I passed the House of Bear which had a notice posted about armed surveillance. I thought it looked abandoned and was a ways off the trail so I stopped to take this picture. Instead, a few hundred yards up road, I passed a moderate size cabin shrouded in fog like something from a horror movie. I didn’t stop for a picture that time.

image

I did stop to get a picture of the 600 mile marker.

image

And when I had finally stopped to eat sitting on across a drier section of the trail, a few rain drops fell so I dug my poncho-tent out of my pack and through it over me. A minute or two later, the sky started to clear.

image

The 5-ish miles into Landers Camp were gorgeous, perhaps the prettiest on the trail so far. There were no scenic views, instead it felt like I was walking though someone’s garden. Alternatively it might have been the floor if a well decorated aquarium because of all the colors and sandy quality if the soil. I don’t know that pictures capture the effect properly but here’re a few.

image

image

image

image

At one point I crossed Puite Road where the Kern County Sheriff’s office has put a questionnaire for PCT hikers about encounters with dirt bikers (dirt bags?).

image

Landers Camp itself seems largely designed for ATV type use and had warnings about helmet requirements and spark suppressors. The spring at the camp is flowing wonderfully so I used my left over water to mix up about 64oz if milk.

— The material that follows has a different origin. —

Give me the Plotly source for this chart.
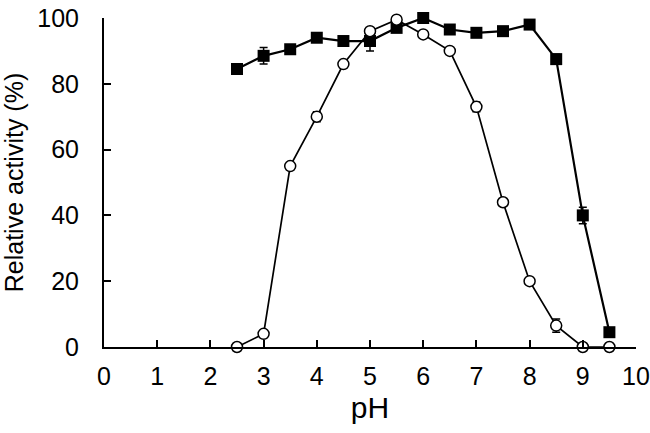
import plotly.graph_objects as go

# pH activity profile
ph = [2.5, 3, 3.5, 4, 4.5, 5, 5.5, 6, 6.5, 7, 7.5, 8, 8.5, 9, 9.5]

squares = [84.5, 88.5, 90.5, 94, 93, 93, 97, 100, 96.5, 95.5, 96, 98, 87.5, 40, 4.5]
squares_err = [0, 2.5, 0, 0, 0, 3, 0, 0, 0, 0, 0, 1, 1.5, 2.5, 0]

circles = [0, 4, 55, 70, 86, 96, 99.5, 95, 90, 73, 44, 20, 6.5, 0, 0]
circles_err = [0, 0, 1, 1.5, 0, 0, 0, 0, 0, 1.5, 0, 0, 2, 0, 0]

FONT = "Liberation Sans, Arial, sans-serif"

fig = go.Figure()

fig.add_trace(go.Scatter(
    x=ph, y=squares, mode="lines+markers",
    line=dict(color="black", width=2.2),
    marker=dict(symbol="square", size=12, color="black"),
    error_y=dict(type="data", array=squares_err, color="black", thickness=1.5, width=4),
    cliponaxis=False, showlegend=False,
))

fig.add_trace(go.Scatter(
    x=ph, y=circles, mode="lines+markers",
    line=dict(color="black", width=1.7),
    marker=dict(symbol="circle", size=11, color="white", line=dict(color="black", width=1.5)),
    error_y=dict(type="data", array=circles_err, color="black", thickness=1.5, width=4),
    cliponaxis=False, showlegend=False,
))

fig.update_layout(
    width=650, height=433,
    margin=dict(l=104, r=14, t=18, b=86),
    paper_bgcolor="white", plot_bgcolor="white",
    font=dict(family=FONT, size=25, color="black"),
)

fig.update_xaxes(
    range=[0, 10], tickvals=list(range(11)),
    showgrid=False, zeroline=False, automargin=False,
    showline=True, linecolor="black", linewidth=2,
    ticks="inside", ticklen=7, tickwidth=2, tickcolor="black",
    ticklabeloverflow="allow", ticklabelstandoff=6,
    title=dict(text="pH", standoff=8),
)
fig.update_yaxes(
    range=[0, 100], tickvals=[0, 20, 40, 60, 80, 100],
    showgrid=False, zeroline=False, automargin=False,
    showline=True, linecolor="black", linewidth=2,
    ticks="inside", ticklen=7, tickwidth=2, tickcolor="black",
    ticklabeloverflow="allow", ticklabelstandoff=18,
    title=dict(text="Relative activity (%)", font=dict(size=25), standoff=25),
)

# drop the default 8px body margin so the figure sits at the page corner
fig.write_html("out.html", config={"displayModeBar": False},
               post_script="document.body.style.margin='0';")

I shared a large campsite with Druid who I’d been leap frogging with for most of the day. He’s not particularly talkative but is one of the few southerners I’ve met on the trail. We were joined by Icebath who is hiking a section missed during last year’s thru-hike. We had a fun conversation about a number of subjects including US education (Icebath is a teacher) and intellectual independence.